──────── Given material

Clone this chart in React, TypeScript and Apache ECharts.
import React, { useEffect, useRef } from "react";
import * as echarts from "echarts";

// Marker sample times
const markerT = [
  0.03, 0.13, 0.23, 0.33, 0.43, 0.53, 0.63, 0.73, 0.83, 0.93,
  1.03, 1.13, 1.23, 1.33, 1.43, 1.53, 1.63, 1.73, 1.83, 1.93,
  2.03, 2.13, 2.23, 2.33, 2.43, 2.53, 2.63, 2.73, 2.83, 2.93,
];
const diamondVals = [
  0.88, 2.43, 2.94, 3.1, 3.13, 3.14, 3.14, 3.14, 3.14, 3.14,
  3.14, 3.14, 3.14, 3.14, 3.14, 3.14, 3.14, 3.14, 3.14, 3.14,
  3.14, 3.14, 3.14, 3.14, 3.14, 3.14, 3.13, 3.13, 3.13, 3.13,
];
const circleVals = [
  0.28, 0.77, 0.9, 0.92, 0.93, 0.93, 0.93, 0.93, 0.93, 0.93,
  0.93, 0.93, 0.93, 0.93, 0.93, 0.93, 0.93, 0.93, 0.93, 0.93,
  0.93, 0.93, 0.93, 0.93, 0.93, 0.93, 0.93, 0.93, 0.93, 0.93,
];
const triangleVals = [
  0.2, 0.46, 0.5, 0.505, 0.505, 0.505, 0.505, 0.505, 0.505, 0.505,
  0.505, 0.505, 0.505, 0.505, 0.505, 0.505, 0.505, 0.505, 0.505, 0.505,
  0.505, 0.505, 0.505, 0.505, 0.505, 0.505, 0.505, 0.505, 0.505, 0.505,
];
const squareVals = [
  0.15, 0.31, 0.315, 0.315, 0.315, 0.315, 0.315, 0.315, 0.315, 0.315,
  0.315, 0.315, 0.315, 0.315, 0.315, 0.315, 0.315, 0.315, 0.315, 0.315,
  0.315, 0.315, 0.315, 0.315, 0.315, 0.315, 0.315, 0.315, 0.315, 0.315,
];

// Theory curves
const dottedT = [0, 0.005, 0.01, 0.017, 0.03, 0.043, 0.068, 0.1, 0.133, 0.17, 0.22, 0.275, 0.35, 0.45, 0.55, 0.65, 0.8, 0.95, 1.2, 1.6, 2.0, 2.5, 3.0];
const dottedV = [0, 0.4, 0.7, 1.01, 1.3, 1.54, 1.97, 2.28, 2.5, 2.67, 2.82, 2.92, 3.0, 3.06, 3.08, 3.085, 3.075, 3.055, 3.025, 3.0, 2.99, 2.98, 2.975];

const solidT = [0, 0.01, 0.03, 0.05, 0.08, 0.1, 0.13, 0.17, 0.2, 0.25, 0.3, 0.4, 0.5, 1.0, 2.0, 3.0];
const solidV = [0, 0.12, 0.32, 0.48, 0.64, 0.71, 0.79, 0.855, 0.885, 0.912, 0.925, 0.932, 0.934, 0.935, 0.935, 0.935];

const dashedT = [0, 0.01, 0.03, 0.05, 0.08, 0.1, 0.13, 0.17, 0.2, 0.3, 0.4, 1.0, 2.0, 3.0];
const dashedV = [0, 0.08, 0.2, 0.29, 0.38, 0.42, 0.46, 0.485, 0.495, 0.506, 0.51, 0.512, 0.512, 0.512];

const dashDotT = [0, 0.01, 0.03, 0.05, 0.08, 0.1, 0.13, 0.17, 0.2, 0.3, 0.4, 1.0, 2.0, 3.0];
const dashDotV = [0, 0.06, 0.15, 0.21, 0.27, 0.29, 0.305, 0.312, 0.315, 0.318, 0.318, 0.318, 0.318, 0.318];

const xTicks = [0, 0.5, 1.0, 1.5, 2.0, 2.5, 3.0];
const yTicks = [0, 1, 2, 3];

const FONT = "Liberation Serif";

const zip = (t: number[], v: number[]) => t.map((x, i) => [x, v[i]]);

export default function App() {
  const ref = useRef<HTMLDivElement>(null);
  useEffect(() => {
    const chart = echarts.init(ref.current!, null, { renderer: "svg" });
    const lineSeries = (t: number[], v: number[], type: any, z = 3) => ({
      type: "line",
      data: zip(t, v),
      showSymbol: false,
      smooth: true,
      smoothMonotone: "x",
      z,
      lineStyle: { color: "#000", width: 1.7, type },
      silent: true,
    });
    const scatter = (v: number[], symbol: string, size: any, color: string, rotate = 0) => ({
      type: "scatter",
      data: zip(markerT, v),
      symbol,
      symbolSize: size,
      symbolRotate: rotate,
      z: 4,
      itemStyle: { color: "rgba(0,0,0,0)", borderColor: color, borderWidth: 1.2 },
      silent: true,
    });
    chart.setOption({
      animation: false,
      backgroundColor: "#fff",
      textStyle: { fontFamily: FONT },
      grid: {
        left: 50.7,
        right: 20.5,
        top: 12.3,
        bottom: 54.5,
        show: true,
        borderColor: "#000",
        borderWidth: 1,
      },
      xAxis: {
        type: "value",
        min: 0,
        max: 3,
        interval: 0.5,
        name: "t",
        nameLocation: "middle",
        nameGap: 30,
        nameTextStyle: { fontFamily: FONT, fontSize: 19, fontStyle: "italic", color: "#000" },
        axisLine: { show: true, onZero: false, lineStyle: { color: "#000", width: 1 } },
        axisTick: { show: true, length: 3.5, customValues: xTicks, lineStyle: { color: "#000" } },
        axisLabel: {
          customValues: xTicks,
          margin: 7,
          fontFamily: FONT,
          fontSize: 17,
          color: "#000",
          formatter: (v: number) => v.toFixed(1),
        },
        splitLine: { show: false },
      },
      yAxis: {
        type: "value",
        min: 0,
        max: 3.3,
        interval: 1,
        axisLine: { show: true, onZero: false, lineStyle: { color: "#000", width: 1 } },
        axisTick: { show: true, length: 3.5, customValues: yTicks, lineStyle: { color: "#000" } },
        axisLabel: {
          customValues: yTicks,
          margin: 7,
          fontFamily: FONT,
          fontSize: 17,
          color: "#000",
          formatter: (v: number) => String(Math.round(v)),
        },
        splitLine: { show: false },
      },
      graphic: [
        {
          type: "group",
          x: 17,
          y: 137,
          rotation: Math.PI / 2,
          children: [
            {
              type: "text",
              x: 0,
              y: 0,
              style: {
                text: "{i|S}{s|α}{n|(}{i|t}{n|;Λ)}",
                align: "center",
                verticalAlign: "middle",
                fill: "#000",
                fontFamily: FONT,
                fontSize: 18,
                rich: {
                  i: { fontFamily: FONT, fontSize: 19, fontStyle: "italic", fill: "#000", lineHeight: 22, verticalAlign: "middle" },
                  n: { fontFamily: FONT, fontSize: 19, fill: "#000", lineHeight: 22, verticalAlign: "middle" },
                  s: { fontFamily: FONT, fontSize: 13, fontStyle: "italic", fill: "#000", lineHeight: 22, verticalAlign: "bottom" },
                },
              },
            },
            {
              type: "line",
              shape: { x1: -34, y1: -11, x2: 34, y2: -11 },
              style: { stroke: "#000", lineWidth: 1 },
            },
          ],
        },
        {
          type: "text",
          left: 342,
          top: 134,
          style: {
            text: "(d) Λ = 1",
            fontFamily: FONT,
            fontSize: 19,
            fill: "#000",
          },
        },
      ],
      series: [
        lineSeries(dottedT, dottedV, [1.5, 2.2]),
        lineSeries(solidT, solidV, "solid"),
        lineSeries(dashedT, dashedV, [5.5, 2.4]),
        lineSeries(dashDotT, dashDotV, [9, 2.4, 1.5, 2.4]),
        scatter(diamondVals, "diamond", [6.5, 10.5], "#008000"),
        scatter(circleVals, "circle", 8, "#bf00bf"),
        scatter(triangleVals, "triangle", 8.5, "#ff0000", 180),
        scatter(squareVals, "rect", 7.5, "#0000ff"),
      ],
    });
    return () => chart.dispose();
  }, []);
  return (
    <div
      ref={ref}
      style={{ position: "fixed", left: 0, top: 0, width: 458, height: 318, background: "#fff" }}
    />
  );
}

────────────────

§ **Instructions to follow**: Only the lines from the first line of the material above through the line that contains "import * as" should be quoted, each one exactly.

§ **Worked answer**:
Clone this chart in React, TypeScript and Apache ECharts.
import React, { useEffect, useRef } from "react";
import * as echarts from "echarts";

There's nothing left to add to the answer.